Sayın milletvekilleri, sonuç olarak şunu ifade etmek istiyoruz. Bu ülkede yaşayan herkes, gerçekten Anayasa'da denildiği gibi "Herkes sağlıklı bir kentte yaşama, güvenceli bir kentte yaşama ve eşit ve özgür yurttaşlık temelinde, sosyal hakları eşit düzeyde yaşama hakkına sahiptir." Dolayısıyla, siz düzenlemeleri buna göre yapmak durumundasınız. Bunu yapmadığınızda ortaya çıkacak adaletsizlikten, eşitsizlikten, ortaya çıkacak durumdan sorumlu olursunuz. Bu Parlamentonun bunu yapmaya hakkı yoktur. AKP Hükûmetinin "Ben istediğim gibi yaparım, sayısal çoğunluk da vardır." diyerek yaptığı bir şey demokrasi değil, parlamenter sistemin işlediği anlamına gelmez, aksine, despotik bir sistemin nasıl işlediğini, nasıl bize dayatıldığını, Türkiye halklarının nasıl alternatifsiz bırakıldığını gösterir. Bir kez daha, bu yaklaşımı kabul etmediğimizi biz ifade ediyoruz.

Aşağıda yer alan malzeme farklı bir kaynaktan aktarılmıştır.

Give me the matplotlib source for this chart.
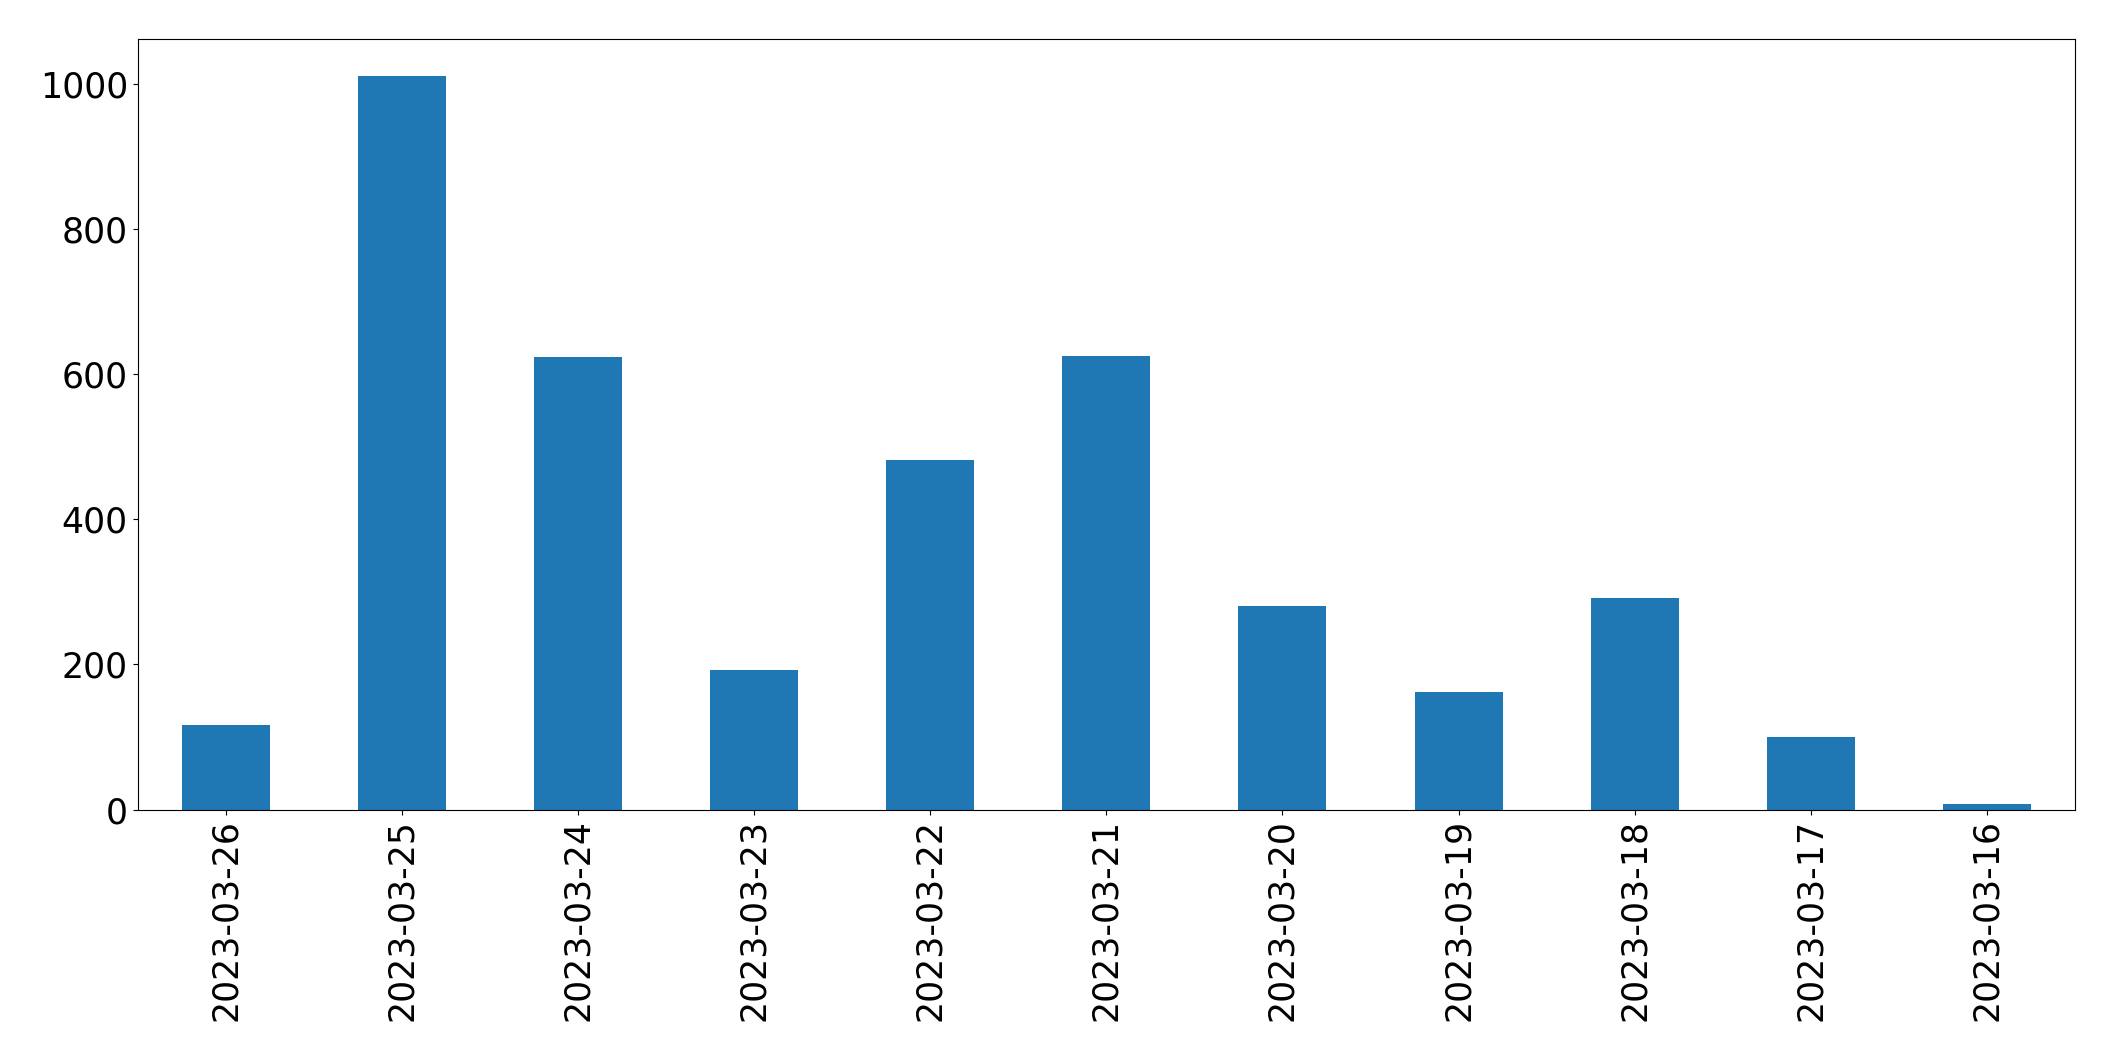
import matplotlib
matplotlib.use("Agg")
import matplotlib.pyplot as plt

dates = ["2023-03-26", "2023-03-25", "2023-03-24", "2023-03-23", "2023-03-22",
         "2023-03-21", "2023-03-20", "2023-03-19", "2023-03-18", "2023-03-17",
         "2023-03-16"]
counts = [117, 1010, 623, 192, 482, 625, 281, 162, 291, 100, 7]

fig = plt.figure(figsize=(21.15, 10.61), dpi=100)
ax = fig.add_axes([137.6 / 2115, 1 - 809.5 / 1061, (2075 - 137.6) / 2115, (809.5 - 39) / 1061])
x = list(range(len(dates)))
ax.bar(x, counts, width=0.5, color="#1f77b4")
ax.set_xlim(-0.5, len(dates) - 0.5)
ax.set_ylim(0, 1061.5)
ax.set_xticks(x)
ax.set_xticklabels(dates, rotation=90)
ax.set_yticks([0, 200, 400, 600, 800, 1000])
ax.tick_params(labelsize=25)
fig.savefig("out.png", dpi=100)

Bu kanunun geçeceğini de biliyoruz. Bu kürsüde sadece itirazlarımızı ifade etmek ve Türkiye kamuoyunu bilgilendirme görev ve sorumluluğumuzu yerine getiriyoruz, yoksa parmak sayısıyla tabii ki bu kanun geçecektir, en azından bu itirazlarımız kayda geçsin diyorum.

Hepinizi saygıyla selamlıyorum. (BDP sıralarından alkışlar)

BAŞKAN - Teşekkür ederim Sayın Tuncel.